_AIM OF THE EXERCISE_
Give back the lines exactly, from the first one to the line with "import seaborn as sns", both ends included.

--- Start SOURCE EXCERPT ---

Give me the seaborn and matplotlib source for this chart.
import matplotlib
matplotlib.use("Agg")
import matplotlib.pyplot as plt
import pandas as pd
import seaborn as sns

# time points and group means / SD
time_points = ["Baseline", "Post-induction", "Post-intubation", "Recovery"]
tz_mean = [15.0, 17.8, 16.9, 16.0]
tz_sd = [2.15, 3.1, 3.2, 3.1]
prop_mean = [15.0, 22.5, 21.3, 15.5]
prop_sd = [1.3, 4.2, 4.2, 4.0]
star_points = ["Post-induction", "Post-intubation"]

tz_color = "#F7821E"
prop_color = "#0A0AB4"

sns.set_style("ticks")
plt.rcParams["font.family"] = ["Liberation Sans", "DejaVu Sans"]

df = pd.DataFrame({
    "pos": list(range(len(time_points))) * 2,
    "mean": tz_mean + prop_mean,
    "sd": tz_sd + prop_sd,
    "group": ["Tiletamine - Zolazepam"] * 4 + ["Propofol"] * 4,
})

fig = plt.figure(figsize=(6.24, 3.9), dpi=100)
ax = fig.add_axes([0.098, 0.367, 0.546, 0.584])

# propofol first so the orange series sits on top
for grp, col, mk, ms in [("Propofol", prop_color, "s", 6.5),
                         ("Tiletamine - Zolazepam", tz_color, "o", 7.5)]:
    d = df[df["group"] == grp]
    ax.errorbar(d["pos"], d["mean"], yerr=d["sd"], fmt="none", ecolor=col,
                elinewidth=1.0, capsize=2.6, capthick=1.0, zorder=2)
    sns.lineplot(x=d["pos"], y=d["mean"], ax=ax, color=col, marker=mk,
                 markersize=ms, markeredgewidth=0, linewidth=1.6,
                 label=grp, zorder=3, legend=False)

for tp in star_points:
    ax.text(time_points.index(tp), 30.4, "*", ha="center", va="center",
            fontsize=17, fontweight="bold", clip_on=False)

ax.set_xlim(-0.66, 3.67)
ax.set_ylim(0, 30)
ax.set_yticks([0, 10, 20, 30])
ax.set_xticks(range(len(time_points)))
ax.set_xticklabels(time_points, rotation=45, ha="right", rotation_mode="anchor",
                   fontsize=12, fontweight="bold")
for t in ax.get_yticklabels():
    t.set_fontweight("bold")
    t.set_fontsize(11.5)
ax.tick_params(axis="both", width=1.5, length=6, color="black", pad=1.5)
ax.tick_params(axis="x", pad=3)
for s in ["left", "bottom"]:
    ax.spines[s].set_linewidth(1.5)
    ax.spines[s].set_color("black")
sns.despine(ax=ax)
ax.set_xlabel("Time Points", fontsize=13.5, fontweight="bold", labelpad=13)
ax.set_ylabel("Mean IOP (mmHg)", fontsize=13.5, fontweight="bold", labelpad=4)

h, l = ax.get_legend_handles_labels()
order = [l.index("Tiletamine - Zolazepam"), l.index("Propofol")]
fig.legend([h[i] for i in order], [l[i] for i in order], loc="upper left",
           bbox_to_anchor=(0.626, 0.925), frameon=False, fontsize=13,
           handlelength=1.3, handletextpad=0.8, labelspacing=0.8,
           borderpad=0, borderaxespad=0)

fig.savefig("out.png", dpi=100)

--- End SOURCE EXCERPT ---

_CORRECT ANSWER_
Give me the seaborn and matplotlib source for this chart.
import matplotlib
matplotlib.use("Agg")
import matplotlib.pyplot as plt
import pandas as pd
import seaborn as sns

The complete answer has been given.